Jamie Vardy’s meteoric rise from a non-league scoundrel to a free-scoring Premier League striker is a great footballing story. He hassles defenders like a playground bully struggling to balance Key Stage 3 with a premature nicotine addiction. Vardy’s tenacity has been well rewarded so far this season. The man once rejected by Sheffield Wednesday as a teenager has just written himself into Premier League goalscoring folklore. Vardy has now scored in ten consecutive Premier League games, only Ruud van Nistelrooy can boast of a record just as good. Not only this but Leicester City are top of the league with already a third of the season gone! The Foxes have firmly cemented their place as genuine title contenders, and with Vardy at the helm, who would write them off?
Vardy is what the FA might call, “unpolished” or “a right old scallywag”, however, the former Fleetwood Town man is fast becoming European football’s most deadly striker, even Real Madrid and Barcelona have taken an interest according to the Independent.
Nonetheless, the foxtrot is likely to come to a grinding halt in the coming weeks as Vardy’s Leicester have a daunting set of fixtures to contest, starting against title rivals Manchester United this weekend. One thing is for sure; if Leicester is top after Christmas then Jamie Vardy will be having a party.
Vardy banter has already swept the nation; with the Euro’s to come, the England international has every chance of reaching the dizzying heights of Gazza mania during Italia 90.
At twenty-eight Vardy is relatively old to be breaking into the national team. However, his emergence is reminiscent of the humble graft and determination that was once required to play for England. In fact, I take a great promise from Vardy’s supposed eagerness to have a pint, he’s a throwback to the boys in Hong Kong and that infamous dentist chair. And, coincidently, those lads were the last to guide England to the semi-final of a major tournament, back in EURO 96 – good times.
Since then the FA have hired foreign managers with a boot-camp mentality to somehow ‘shock’ the England players into winning. What we have in return is an England team afraid to express themselves, on and off the field. It is no coincidence that Wayne Rooney’s finest international tournament was his first when he was just a balding eighteen-year-old, invulnerable to scrutiny with the world at his feet.
Rooney’s case is a fine example and one that England should learn from. Every time an English player shows promise, there is a tendency to protect that player from seemingly nothing, as though the FA is this great paternal organisation, looking to bring up their players in the ‘right way’.
Football used to be played by people like Jamie Vardy; now the real game is performed by a bunch of suits in the FA and other associations. Which brings me to St George’s Park; English football’s latest footballing factory. It’s the FA’s attempt to manufacture a World Cup-winning team, and young boys are being let down or hyped up far sooner than they should be as a result of it. I wonder how many Jamie Vardy’s have slipped through the cracks since Prince William declared the park fit for purpose?

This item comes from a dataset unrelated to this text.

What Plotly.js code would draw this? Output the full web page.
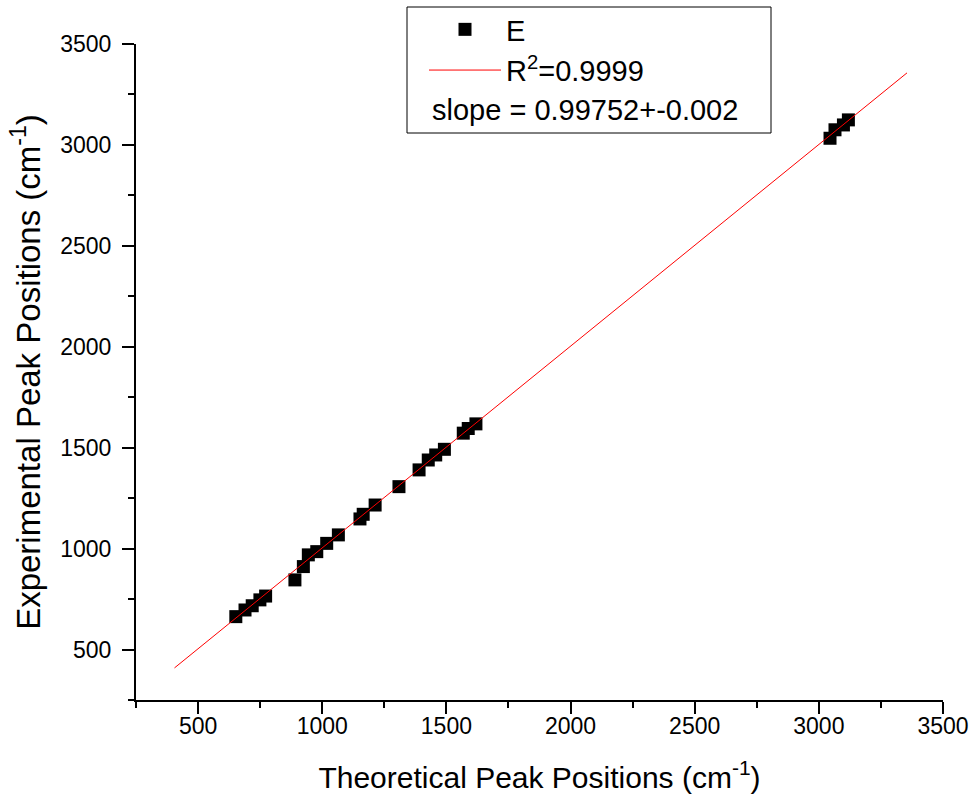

Many believe Vardy will be a success at the EURO’s and when he docks into Dover, fresh from his French revolution, with a WKD in hand, the tabloid media will harass the striker before congratulating him. Real Madrid will make good on their word to sign him, and Esquire will finally acknowledge his world domination in an article titled, “A Modern Man’s Guide To Jamie Vardy”.
English football needs Vardy to be far more of success than it realises. Not since Gazza has English football forged a divine line from pub player to international hero, the appeal of Vardy is that he is not a celebrity, on the contrary, he’s just another happy-go-lucky bloke, the sort you might find in the corner of a Weatherspoon’s bar.
Vardy is too old for the FA to indoctrinate and far too irresponsible to take notice of them anyway. As a result, he is a fully-fledged England loony in the making, with the pace of Michael Owen, the idiocy of Gazza and the liver of Tony Adams. You never know, Vardy may just reinvigorate a nation’s interest in international football, like Gazza once did, almost twenty-six years ago.